Given instruction: Without the pictures, repeat the listing character for character.

Data extract:
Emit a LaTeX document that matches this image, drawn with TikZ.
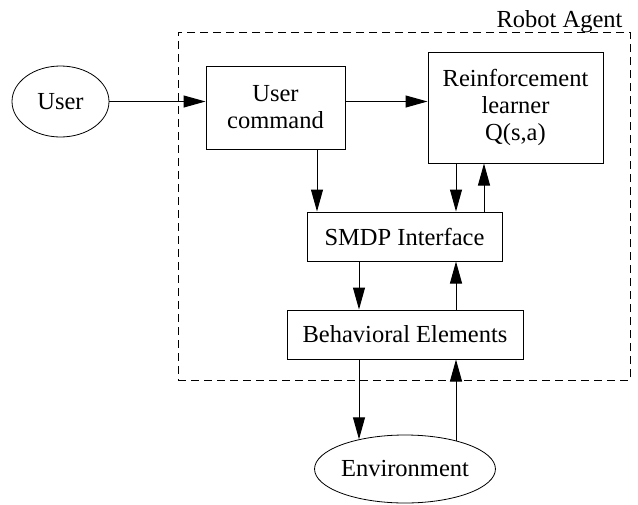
\documentclass[tikz,border=0pt]{standalone}
\usepackage{fontspec}
\setmainfont{Liberation Serif}
\newfontfamily\tmsfont{Liberation Serif}
\usetikzlibrary{shapes.geometric,arrows.meta}
\begin{document}
\begin{tikzpicture}[x=1pt,y=-1pt,
  every node/.style={font=\tmsfont\fontsize{24.5}{27}\selectfont},
  box/.style={draw, line width=1pt, inner sep=0pt, align=center},
  oval/.style={draw, ellipse, line width=0.8pt, inner sep=0pt},
  arr/.style={line width=1pt, -{Triangle[length=22pt,width=12pt]}},
  agentbox/.style={draw, line width=1pt, dash pattern=on 8pt off 5pt, inner sep=0pt}
]
\useasboundingbox (0,0) rectangle (638,504);
\node[agentbox, minimum width=452pt, minimum height=348pt] (agent) at (404,206) {};
\node[anchor=base east] (lbl) at (626,27) {Robot Agent};
\node[oval, minimum width=97pt, minimum height=71pt] (user) at (60.5,101.5) {User};
\node[box, minimum width=139pt, minimum height=83pt] (uc) at (275.5,107.5) {User\\command};
\node[box, minimum width=175pt, minimum height=111pt] (rl) at (515.5,107.5) {Reinforcement\\learner\\Q(s,a)};
\node[box, minimum width=195pt, minimum height=49pt] (smdp) at (404.5,236.5) {SMDP Interface};
\node[box, minimum width=236pt, minimum height=49pt] (beh) at (405,334.5) {Behavioral Elements};
\node[oval, minimum width=180pt, minimum height=68pt] (env) at (405,469) {Environment};
\draw[arr] (user.east) -- (user.east -| uc.west);
\draw[arr] (user.east -| uc.east) -- (user.east -| rl.west);
\draw[arr] (uc.south -| 317,0) -- (smdp.north -| 317,0);
\draw[arr] (rl.south -| 456,0) -- (smdp.north -| 456,0);
\draw[arr] (smdp.north -| 484,0) -- (rl.south -| 484,0);
\draw[arr] (smdp.south -| 359,0) -- (beh.north -| 359,0);
\draw[arr] (beh.north -| 456,0) -- (smdp.south -| 456,0);
\draw[arr] (beh.south -| 359,0) -- (env.147.6 -| 359,0);
\draw[arr] (env.28.8 -| 456,0) -- (beh.south -| 456,0);
\end{tikzpicture}
\end{document}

Answer in full:
Emit a LaTeX document that matches this image, drawn with TikZ.
\documentclass[tikz,border=0pt]{standalone}
\usepackage{fontspec}
\setmainfont{Liberation Serif}
\newfontfamily\tmsfont{Liberation Serif}
\usetikzlibrary{shapes.geometric,arrows.meta}
\begin{document}
\begin{tikzpicture}[x=1pt,y=-1pt,
  every node/.style={font=\tmsfont\fontsize{24.5}{27}\selectfont},
  box/.style={draw, line width=1pt, inner sep=0pt, align=center},
  oval/.style={draw, ellipse, line width=0.8pt, inner sep=0pt},
  arr/.style={line width=1pt, -{Triangle[length=22pt,width=12pt]}},
  agentbox/.style={draw, line width=1pt, dash pattern=on 8pt off 5pt, inner sep=0pt}
]
\useasboundingbox (0,0) rectangle (638,504);
\node[agentbox, minimum width=452pt, minimum height=348pt] (agent) at (404,206) {};
\node[anchor=base east] (lbl) at (626,27) {Robot Agent};
\node[oval, minimum width=97pt, minimum height=71pt] (user) at (60.5,101.5) {User};
\node[box, minimum width=139pt, minimum height=83pt] (uc) at (275.5,107.5) {User\\command};
\node[box, minimum width=175pt, minimum height=111pt] (rl) at (515.5,107.5) {Reinforcement\\learner\\Q(s,a)};
\node[box, minimum width=195pt, minimum height=49pt] (smdp) at (404.5,236.5) {SMDP Interface};
\node[box, minimum width=236pt, minimum height=49pt] (beh) at (405,334.5) {Behavioral Elements};
\node[oval, minimum width=180pt, minimum height=68pt] (env) at (405,469) {Environment};
\draw[arr] (user.east) -- (user.east -| uc.west);
\draw[arr] (user.east -| uc.east) -- (user.east -| rl.west);
\draw[arr] (uc.south -| 317,0) -- (smdp.north -| 317,0);
\draw[arr] (rl.south -| 456,0) -- (smdp.north -| 456,0);
\draw[arr] (smdp.north -| 484,0) -- (rl.south -| 484,0);
\draw[arr] (smdp.south -| 359,0) -- (beh.north -| 359,0);
\draw[arr] (beh.north -| 456,0) -- (smdp.south -| 456,0);
\draw[arr] (beh.south -| 359,0) -- (env.147.6 -| 359,0);
\draw[arr] (env.28.8 -| 456,0) -- (beh.south -| 456,0);
\end{tikzpicture}
\end{document}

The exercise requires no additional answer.